● **Goal**
Transcribe all of the material exactly. Any picture in it should be left out.

++++ Provided data ++++

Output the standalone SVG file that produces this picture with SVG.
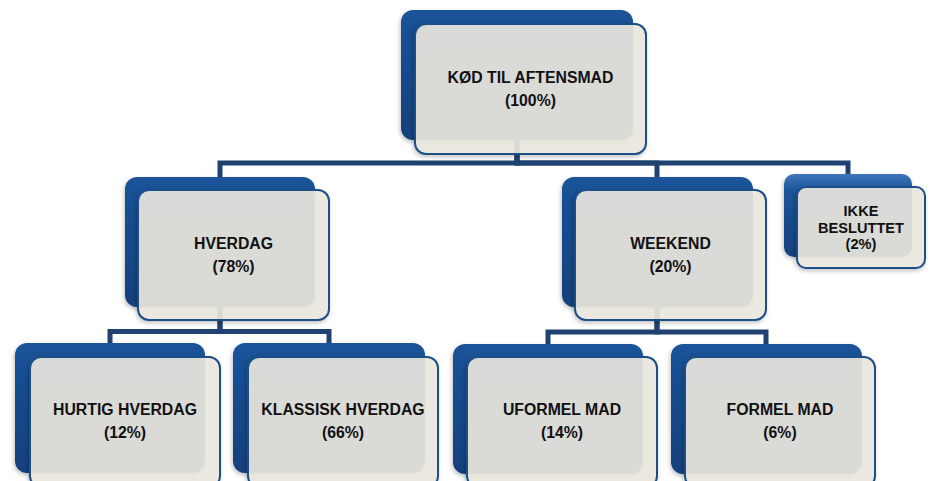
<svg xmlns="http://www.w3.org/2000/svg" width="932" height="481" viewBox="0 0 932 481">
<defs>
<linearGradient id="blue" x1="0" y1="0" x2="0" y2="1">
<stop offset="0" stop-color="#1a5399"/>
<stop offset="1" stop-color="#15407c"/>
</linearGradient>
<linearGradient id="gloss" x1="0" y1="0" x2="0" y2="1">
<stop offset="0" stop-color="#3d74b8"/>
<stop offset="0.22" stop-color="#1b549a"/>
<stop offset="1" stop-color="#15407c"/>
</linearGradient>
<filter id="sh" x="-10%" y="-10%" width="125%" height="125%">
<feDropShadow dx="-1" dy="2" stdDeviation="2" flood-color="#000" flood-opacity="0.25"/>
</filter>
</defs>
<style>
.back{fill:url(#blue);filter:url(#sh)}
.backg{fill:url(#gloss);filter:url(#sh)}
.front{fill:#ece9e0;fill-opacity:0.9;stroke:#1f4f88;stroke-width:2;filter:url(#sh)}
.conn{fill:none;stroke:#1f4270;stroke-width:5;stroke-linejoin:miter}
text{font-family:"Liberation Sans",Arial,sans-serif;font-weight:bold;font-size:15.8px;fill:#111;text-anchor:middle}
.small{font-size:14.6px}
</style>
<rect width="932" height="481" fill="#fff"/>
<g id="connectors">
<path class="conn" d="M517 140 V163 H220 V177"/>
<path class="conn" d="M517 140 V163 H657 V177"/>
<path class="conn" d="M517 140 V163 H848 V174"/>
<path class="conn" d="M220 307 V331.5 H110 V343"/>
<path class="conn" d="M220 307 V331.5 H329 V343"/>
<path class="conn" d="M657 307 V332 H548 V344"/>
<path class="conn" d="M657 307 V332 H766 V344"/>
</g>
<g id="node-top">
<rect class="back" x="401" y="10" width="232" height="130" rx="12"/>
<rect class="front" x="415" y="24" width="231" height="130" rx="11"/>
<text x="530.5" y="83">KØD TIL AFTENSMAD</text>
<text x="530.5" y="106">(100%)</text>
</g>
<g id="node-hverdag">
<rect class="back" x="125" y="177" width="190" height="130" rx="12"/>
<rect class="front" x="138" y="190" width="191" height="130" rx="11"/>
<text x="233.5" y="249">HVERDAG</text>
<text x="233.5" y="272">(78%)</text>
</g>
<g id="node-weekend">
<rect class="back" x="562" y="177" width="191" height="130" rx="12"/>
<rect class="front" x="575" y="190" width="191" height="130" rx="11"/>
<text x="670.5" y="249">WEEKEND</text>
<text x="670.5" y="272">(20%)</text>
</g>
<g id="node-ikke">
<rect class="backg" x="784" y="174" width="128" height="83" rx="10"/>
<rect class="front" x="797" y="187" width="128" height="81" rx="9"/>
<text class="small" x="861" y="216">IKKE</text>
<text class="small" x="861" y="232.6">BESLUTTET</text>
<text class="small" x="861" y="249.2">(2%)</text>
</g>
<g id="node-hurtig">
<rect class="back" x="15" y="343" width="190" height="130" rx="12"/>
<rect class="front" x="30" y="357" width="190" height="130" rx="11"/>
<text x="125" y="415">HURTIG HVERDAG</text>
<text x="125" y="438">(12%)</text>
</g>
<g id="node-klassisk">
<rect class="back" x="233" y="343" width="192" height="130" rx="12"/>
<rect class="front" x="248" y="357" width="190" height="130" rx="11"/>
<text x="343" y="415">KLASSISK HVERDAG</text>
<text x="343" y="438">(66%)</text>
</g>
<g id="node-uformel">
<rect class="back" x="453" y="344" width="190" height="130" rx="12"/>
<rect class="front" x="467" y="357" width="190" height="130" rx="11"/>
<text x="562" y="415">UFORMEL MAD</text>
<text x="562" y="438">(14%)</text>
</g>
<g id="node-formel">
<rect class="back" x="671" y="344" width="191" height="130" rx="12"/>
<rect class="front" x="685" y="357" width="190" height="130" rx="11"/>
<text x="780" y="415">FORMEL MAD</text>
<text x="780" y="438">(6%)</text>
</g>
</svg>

++++

● **Completed exercise**
Output the standalone SVG file that produces this picture with SVG.
<svg xmlns="http://www.w3.org/2000/svg" width="932" height="481" viewBox="0 0 932 481">
<defs>
<linearGradient id="blue" x1="0" y1="0" x2="0" y2="1">
<stop offset="0" stop-color="#1a5399"/>
<stop offset="1" stop-color="#15407c"/>
</linearGradient>
<linearGradient id="gloss" x1="0" y1="0" x2="0" y2="1">
<stop offset="0" stop-color="#3d74b8"/>
<stop offset="0.22" stop-color="#1b549a"/>
<stop offset="1" stop-color="#15407c"/>
</linearGradient>
<filter id="sh" x="-10%" y="-10%" width="125%" height="125%">
<feDropShadow dx="-1" dy="2" stdDeviation="2" flood-color="#000" flood-opacity="0.25"/>
</filter>
</defs>
<style>
.back{fill:url(#blue);filter:url(#sh)}
.backg{fill:url(#gloss);filter:url(#sh)}
.front{fill:#ece9e0;fill-opacity:0.9;stroke:#1f4f88;stroke-width:2;filter:url(#sh)}
.conn{fill:none;stroke:#1f4270;stroke-width:5;stroke-linejoin:miter}
text{font-family:"Liberation Sans",Arial,sans-serif;font-weight:bold;font-size:15.8px;fill:#111;text-anchor:middle}
.small{font-size:14.6px}
</style>
<rect width="932" height="481" fill="#fff"/>
<g id="connectors">
<path class="conn" d="M517 140 V163 H220 V177"/>
<path class="conn" d="M517 140 V163 H657 V177"/>
<path class="conn" d="M517 140 V163 H848 V174"/>
<path class="conn" d="M220 307 V331.5 H110 V343"/>
<path class="conn" d="M220 307 V331.5 H329 V343"/>
<path class="conn" d="M657 307 V332 H548 V344"/>
<path class="conn" d="M657 307 V332 H766 V344"/>
</g>
<g id="node-top">
<rect class="back" x="401" y="10" width="232" height="130" rx="12"/>
<rect class="front" x="415" y="24" width="231" height="130" rx="11"/>
<text x="530.5" y="83">KØD TIL AFTENSMAD</text>
<text x="530.5" y="106">(100%)</text>
</g>
<g id="node-hverdag">
<rect class="back" x="125" y="177" width="190" height="130" rx="12"/>
<rect class="front" x="138" y="190" width="191" height="130" rx="11"/>
<text x="233.5" y="249">HVERDAG</text>
<text x="233.5" y="272">(78%)</text>
</g>
<g id="node-weekend">
<rect class="back" x="562" y="177" width="191" height="130" rx="12"/>
<rect class="front" x="575" y="190" width="191" height="130" rx="11"/>
<text x="670.5" y="249">WEEKEND</text>
<text x="670.5" y="272">(20%)</text>
</g>
<g id="node-ikke">
<rect class="backg" x="784" y="174" width="128" height="83" rx="10"/>
<rect class="front" x="797" y="187" width="128" height="81" rx="9"/>
<text class="small" x="861" y="216">IKKE</text>
<text class="small" x="861" y="232.6">BESLUTTET</text>
<text class="small" x="861" y="249.2">(2%)</text>
</g>
<g id="node-hurtig">
<rect class="back" x="15" y="343" width="190" height="130" rx="12"/>
<rect class="front" x="30" y="357" width="190" height="130" rx="11"/>
<text x="125" y="415">HURTIG HVERDAG</text>
<text x="125" y="438">(12%)</text>
</g>
<g id="node-klassisk">
<rect class="back" x="233" y="343" width="192" height="130" rx="12"/>
<rect class="front" x="248" y="357" width="190" height="130" rx="11"/>
<text x="343" y="415">KLASSISK HVERDAG</text>
<text x="343" y="438">(66%)</text>
</g>
<g id="node-uformel">
<rect class="back" x="453" y="344" width="190" height="130" rx="12"/>
<rect class="front" x="467" y="357" width="190" height="130" rx="11"/>
<text x="562" y="415">UFORMEL MAD</text>
<text x="562" y="438">(14%)</text>
</g>
<g id="node-formel">
<rect class="back" x="671" y="344" width="191" height="130" rx="12"/>
<rect class="front" x="685" y="357" width="190" height="130" rx="11"/>
<text x="780" y="415">FORMEL MAD</text>
<text x="780" y="438">(6%)</text>
</g>
</svg>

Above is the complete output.